§ RAW RECORDS:

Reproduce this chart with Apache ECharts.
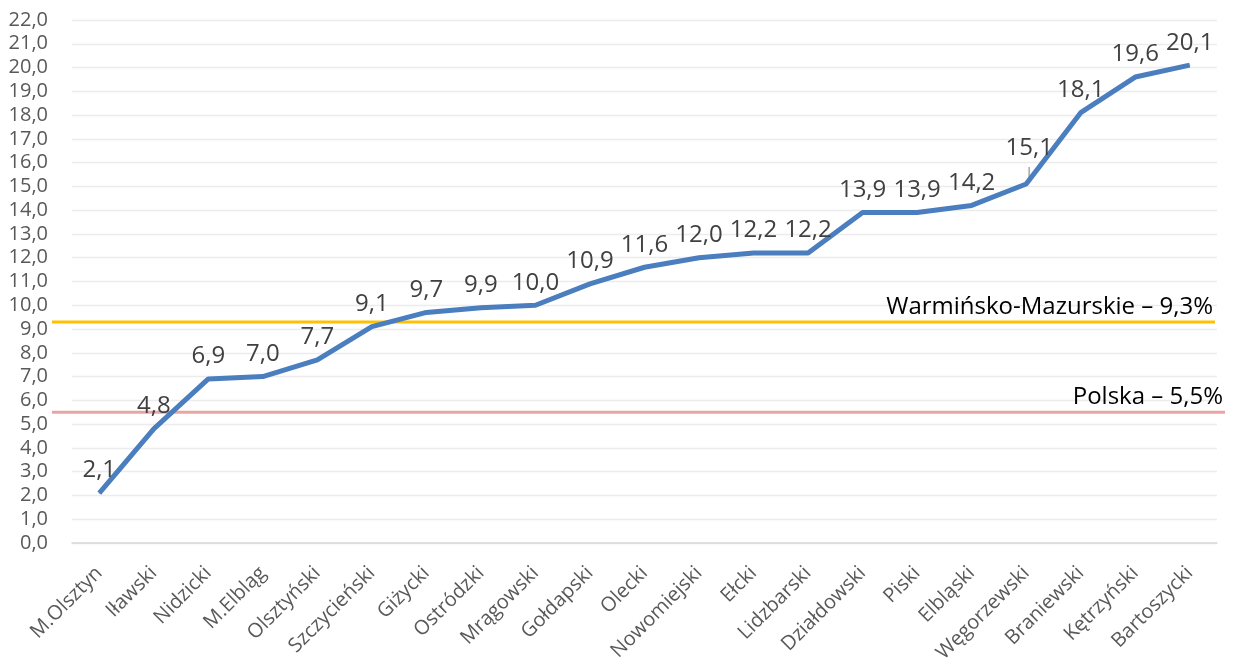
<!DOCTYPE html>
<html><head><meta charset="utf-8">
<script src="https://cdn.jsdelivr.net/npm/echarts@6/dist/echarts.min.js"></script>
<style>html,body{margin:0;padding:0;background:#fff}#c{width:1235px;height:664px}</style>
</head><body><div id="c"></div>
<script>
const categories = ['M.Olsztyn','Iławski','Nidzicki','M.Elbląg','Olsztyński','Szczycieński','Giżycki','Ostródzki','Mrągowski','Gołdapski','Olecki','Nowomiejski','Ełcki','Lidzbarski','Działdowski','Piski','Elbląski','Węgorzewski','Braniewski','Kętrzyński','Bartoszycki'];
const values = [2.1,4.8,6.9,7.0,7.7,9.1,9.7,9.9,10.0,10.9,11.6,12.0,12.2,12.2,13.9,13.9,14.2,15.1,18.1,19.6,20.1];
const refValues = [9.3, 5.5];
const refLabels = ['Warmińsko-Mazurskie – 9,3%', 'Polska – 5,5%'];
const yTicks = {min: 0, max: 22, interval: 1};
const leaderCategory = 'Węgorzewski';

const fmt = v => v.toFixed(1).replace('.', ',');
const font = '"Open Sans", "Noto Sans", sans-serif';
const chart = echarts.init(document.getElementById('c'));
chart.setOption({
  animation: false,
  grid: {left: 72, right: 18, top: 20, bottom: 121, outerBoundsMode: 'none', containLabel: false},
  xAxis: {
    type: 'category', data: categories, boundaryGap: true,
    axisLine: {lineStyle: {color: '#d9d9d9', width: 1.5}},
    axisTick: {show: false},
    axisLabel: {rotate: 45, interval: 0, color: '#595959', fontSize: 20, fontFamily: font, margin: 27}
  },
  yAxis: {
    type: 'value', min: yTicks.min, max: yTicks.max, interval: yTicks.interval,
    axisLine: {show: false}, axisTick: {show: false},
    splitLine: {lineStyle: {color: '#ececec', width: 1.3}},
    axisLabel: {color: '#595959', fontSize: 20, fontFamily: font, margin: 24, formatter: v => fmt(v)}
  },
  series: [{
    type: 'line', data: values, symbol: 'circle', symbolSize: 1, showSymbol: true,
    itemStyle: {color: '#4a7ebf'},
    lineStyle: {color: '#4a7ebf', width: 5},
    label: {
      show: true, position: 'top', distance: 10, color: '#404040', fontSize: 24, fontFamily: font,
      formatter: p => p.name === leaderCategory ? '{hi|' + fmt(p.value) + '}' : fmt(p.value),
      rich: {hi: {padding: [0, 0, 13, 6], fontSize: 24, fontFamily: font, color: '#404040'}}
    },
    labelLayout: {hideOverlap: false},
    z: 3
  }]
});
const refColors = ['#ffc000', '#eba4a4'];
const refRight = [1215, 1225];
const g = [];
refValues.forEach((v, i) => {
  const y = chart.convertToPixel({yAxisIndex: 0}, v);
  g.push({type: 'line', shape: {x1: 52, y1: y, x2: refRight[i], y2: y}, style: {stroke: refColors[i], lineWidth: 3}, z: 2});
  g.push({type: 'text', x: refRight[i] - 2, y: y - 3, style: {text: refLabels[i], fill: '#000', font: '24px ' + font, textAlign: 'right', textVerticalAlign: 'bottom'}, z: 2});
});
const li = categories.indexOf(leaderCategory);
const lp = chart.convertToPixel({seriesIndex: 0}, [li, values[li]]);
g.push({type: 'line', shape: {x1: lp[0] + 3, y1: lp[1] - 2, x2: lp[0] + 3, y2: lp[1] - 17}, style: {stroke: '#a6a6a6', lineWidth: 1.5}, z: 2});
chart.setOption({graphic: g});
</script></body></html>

* * *

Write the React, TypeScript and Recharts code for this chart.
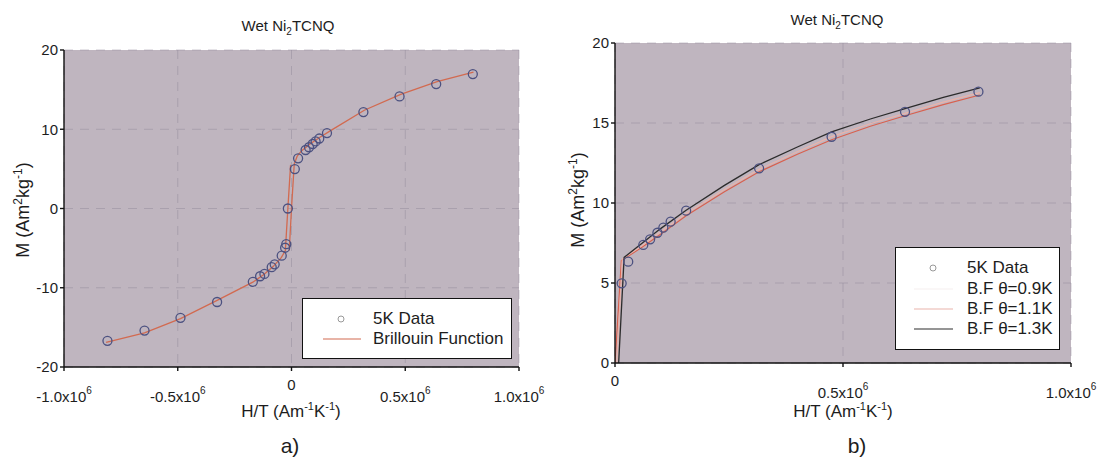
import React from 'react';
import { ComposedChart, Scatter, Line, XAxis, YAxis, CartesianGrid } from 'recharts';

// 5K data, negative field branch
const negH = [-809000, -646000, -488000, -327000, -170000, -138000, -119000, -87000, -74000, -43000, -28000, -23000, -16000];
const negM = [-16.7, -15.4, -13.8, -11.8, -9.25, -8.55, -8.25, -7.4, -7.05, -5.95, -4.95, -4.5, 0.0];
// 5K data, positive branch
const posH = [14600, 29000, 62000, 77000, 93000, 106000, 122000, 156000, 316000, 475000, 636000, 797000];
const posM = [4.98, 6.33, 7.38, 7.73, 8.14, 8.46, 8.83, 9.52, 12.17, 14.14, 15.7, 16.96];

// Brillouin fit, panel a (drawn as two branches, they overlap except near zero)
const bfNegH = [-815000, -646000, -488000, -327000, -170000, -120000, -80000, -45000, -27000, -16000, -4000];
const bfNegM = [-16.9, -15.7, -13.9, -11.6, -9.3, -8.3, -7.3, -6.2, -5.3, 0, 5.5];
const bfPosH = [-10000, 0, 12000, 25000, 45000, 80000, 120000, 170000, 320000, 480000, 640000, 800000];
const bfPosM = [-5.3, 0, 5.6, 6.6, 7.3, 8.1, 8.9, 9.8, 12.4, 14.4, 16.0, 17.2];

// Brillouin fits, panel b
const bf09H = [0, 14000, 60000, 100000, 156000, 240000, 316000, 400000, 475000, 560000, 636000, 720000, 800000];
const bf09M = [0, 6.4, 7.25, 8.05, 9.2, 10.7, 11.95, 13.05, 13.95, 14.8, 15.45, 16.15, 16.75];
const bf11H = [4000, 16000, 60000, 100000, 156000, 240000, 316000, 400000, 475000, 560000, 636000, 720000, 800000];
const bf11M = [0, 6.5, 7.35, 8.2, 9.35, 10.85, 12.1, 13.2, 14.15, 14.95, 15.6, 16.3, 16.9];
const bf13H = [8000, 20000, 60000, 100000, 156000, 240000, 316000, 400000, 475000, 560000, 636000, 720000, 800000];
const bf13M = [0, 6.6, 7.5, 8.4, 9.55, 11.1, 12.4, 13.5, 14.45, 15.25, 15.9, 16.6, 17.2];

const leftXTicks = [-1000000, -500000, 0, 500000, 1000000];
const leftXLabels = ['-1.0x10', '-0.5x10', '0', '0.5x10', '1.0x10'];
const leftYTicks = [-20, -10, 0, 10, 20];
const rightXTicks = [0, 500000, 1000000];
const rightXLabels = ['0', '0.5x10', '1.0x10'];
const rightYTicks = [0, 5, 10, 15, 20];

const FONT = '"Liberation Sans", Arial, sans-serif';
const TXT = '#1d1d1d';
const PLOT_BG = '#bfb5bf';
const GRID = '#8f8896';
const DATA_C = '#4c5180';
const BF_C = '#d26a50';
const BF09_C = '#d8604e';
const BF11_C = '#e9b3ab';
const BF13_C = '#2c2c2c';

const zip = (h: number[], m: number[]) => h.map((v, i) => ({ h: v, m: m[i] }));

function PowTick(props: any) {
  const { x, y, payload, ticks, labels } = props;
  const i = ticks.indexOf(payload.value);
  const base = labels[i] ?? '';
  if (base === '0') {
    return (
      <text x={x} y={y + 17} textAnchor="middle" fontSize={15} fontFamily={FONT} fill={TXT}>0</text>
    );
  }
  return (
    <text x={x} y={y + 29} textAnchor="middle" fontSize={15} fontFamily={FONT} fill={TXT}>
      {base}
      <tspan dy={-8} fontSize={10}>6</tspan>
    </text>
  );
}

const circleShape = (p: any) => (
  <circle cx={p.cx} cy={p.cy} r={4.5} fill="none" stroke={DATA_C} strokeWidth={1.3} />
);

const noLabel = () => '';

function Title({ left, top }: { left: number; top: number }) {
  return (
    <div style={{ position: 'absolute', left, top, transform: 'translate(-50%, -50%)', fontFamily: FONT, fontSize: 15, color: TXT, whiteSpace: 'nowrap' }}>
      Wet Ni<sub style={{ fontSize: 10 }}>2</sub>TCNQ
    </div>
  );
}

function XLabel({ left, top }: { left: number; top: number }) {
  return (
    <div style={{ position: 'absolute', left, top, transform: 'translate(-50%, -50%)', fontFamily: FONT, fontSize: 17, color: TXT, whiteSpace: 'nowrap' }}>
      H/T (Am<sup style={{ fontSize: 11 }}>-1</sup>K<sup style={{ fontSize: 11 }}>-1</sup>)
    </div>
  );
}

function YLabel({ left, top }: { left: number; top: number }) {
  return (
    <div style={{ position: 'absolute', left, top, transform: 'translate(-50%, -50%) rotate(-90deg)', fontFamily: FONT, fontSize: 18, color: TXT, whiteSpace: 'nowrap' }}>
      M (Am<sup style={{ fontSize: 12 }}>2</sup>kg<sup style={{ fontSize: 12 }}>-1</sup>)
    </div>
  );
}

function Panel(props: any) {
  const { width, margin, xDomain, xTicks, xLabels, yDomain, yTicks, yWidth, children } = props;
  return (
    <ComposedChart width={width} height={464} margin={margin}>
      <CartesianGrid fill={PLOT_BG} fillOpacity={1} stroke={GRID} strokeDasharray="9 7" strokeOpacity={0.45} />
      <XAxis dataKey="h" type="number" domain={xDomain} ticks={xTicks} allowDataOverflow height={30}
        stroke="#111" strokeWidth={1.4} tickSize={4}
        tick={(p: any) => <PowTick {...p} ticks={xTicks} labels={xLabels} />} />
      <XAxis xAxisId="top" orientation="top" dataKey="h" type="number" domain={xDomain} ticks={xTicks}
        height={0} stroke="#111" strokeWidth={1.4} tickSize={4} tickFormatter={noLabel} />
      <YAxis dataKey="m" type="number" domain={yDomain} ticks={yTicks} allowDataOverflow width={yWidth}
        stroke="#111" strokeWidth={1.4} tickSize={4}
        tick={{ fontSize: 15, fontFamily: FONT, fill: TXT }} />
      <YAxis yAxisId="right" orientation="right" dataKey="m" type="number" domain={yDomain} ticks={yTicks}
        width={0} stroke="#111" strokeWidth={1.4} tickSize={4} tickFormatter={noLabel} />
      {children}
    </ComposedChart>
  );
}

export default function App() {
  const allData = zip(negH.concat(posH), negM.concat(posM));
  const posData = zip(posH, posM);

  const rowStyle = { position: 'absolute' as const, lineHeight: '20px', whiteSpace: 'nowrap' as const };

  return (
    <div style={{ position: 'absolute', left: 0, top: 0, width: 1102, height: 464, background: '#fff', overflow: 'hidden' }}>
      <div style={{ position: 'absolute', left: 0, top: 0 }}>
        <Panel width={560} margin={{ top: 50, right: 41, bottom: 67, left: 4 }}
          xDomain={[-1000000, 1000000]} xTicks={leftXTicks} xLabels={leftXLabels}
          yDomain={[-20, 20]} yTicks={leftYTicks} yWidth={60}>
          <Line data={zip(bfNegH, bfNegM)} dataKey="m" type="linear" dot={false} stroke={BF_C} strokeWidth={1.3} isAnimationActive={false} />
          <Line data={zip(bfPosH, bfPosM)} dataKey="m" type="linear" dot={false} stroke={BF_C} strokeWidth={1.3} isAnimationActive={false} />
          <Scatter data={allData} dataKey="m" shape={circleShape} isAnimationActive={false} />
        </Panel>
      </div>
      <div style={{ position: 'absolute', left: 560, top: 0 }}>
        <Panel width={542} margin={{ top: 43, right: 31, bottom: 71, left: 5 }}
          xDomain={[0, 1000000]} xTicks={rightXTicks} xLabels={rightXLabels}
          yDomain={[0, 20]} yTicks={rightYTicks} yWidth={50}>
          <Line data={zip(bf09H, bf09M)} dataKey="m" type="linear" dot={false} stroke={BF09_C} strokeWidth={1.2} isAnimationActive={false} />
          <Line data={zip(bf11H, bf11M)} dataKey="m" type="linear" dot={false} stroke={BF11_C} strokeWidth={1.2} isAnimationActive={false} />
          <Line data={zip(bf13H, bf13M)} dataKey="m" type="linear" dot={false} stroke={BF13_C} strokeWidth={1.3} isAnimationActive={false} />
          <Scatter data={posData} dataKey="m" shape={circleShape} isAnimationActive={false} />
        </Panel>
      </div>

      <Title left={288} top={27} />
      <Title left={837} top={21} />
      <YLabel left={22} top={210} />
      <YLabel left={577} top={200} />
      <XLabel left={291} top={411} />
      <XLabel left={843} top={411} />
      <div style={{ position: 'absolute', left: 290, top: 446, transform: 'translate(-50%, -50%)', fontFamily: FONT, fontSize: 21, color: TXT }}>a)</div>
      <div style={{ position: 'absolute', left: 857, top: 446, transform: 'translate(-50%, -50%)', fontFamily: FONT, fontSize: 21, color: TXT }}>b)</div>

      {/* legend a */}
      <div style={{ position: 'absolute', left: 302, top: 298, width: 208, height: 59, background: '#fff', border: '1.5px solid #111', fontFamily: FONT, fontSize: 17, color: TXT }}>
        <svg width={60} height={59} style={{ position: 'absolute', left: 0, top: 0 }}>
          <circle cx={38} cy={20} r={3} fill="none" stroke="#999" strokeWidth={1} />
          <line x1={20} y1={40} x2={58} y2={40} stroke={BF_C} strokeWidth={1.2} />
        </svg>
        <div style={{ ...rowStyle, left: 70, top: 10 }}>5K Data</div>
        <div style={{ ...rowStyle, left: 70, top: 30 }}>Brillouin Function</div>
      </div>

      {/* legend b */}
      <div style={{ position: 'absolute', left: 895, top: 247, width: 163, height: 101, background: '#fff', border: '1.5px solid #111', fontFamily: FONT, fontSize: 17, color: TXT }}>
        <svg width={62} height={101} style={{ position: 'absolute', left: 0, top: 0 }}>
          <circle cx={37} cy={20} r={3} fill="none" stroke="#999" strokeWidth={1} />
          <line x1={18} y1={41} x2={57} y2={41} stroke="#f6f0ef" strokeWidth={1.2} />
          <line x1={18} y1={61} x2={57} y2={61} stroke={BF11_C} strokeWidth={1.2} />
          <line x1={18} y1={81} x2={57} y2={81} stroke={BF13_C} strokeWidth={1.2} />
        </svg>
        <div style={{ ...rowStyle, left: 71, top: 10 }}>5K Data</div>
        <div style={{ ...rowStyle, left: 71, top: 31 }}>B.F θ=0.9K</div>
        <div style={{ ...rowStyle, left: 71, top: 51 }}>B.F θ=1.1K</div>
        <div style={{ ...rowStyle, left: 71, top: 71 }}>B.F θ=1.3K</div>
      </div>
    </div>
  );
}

§ TASK DESCRIPTION:
Pull out every line in the material above where "React" occurs.

§ COMPLETED EXERCISE:
Write the React, TypeScript and Recharts code for this chart.
import React from 'react';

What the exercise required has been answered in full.